International Finance Corporation to develop offshore wind power road map for South Africa
The International Finance Corporation (IFC), part of the World Bank group, is to develop an offshore wind power road map for South Africa, IFC principal renewable energy specialist Sean Whittaker announced at the Windaba conference, at the Cape Town International Convention Centre, late on Thursday afternoon. (The IFC is the World Bank’s private sector financing institution.)
“We’re very pleased to announce that we are initiating a road map for South Africa,” he said. “This work will be taking place over the next nine to 12 months.”
The IFC only developed such road maps at the request of national governments. These road maps provided visions of what could happen, under different growth scenarios, if a country decided to adopt offshore wind power generation. The institution has so far developed such road maps for the Philippines, Vietnam, Sri Lanka, Azerbaijan and Colombia.
The South African road map project will be led by the Carbon Trust and the Council for Scientific and Industrial Research (CSIR). It will have a particular focus on geospatial mapping, the Just Energy Transition, and power-to-X opportunities.

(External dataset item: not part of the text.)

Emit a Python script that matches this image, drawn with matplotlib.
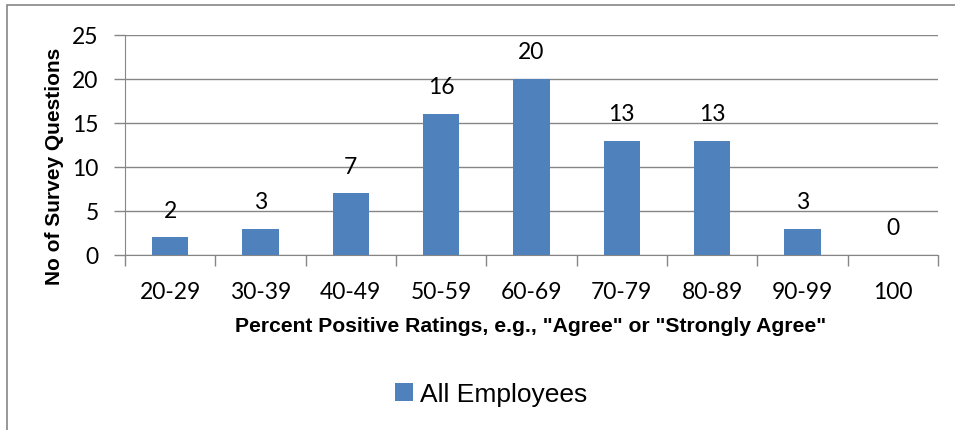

Whittaker reported that the IFC had set up its offshore wind project in 2019. Its aim was to help developing and emerging countries adopt offshore wind as a power source. Currently, offshore wind generation was concentrated in Western Europe and China. But the world cannot be decarbonised if offshore wind was restricted to these regions; it had to be implemented in developing countries as well.
Speaking at the same session, advisory firm ERM director Breanne Clare Gellatly pointed out that total global installed offshore wind capacity, at the end of the second quarter of this year, came to 156.2 GW. Of this, 36.8% was in China, 18.3% in the UK, 11.1% in the US and 8.2% in Germany. At the same date, announced total floating offshore wind capacity (most of it still in the development stage) came to 578 MW, of which 37.8% was in China and 19.3% in the UK. “Offshore wind is definitely a way of reaching scale quickly,” she stated.
The World Bank group already had an offshore wind team in South Africa, which had already produced initial technical assessment maps, explained World Bank offshore wind consultant Chris Lloyd, again at the same session. The very preliminary finding was that South Africa had huge offshore wind power potential. As a result, deeper follow-up studies were started, which took many more factors into account, including the natural and shipping environments and commercial factors. These were all desk-top studies.
The result was that two larger areas were identified as likely to be suitable for the siting of fixed offshore wind towers, while six smaller areas were suggested as suitable for floating offshore wind power systems, reported CSIR senior researcher Jan-Hendrik Grobler. Challenges had also been identified. These were the current complete lack of marine spatial planning in South Africa, the isolation of the local market (making large-scale electricity exports unfeasible), the immaturity of the local offshore wind supply chain, the lack of stakeholder engagement, and, offshore wind was costly.
But there were also opportunities, he pointed out. It would provide large-scale power generation near to major demand centres (coastal cities). Scale was an enabler for cost reduction and green hydrogen production: the bigger the project, the lower the cost, and green hydrogen could be exported. Offshore wind was part of the solution to the energy crisis. And it generated widespread employment: in countries which had adopted offshore wind, the industry had created jobs in inland as well as coastal regions.
Another key point was that offshore wind was a more reliable generator of electricity than onshore wind. With onshore wind, the amount of electricity it generated on average was 30% of its total installed capacity. With offshore wind, the figure was 50%. Grobler noted that these initial World Bank studies suggested that South Africa could create a total offshore wind capacity of 45 GW, which would generate about 22 GW to 23 GW of electricity nearly every day.
There was indeed a cost hurdle for a first offshore wind project, Whittaker noted. Detailed research had to be conducted into South Africa’s offshore winds, currents and under-the-seabed conditions, Lloyd pointed out. This research would cost millions of dollars. Environmental impact assessments would cost tens of millions of dollars. Constructing an offshore wind farm would cost about $300 000 per MW; but while this was higher than for an onshore wind project, offshore wind generated more electricity so the cost of the energy produced was comparable.
Whittaker reported that the more offshore wind projects a country developed, the more the cost involved came down. In the UK, which had adopted offshore wind on a large scale, the cost of offshore wind was now cheaper than that of onshore wind. In fact, in the UK, offshore wind was now one of the cheapest forms of new energy. But, with offshore wind, it was definitely a case of “you go big or you go home”, he said.
South Africa did have unique challenges regarding the adoption of offshore wind. But that was true for every country. For example, in the Philippines, the big challenge was typhoons.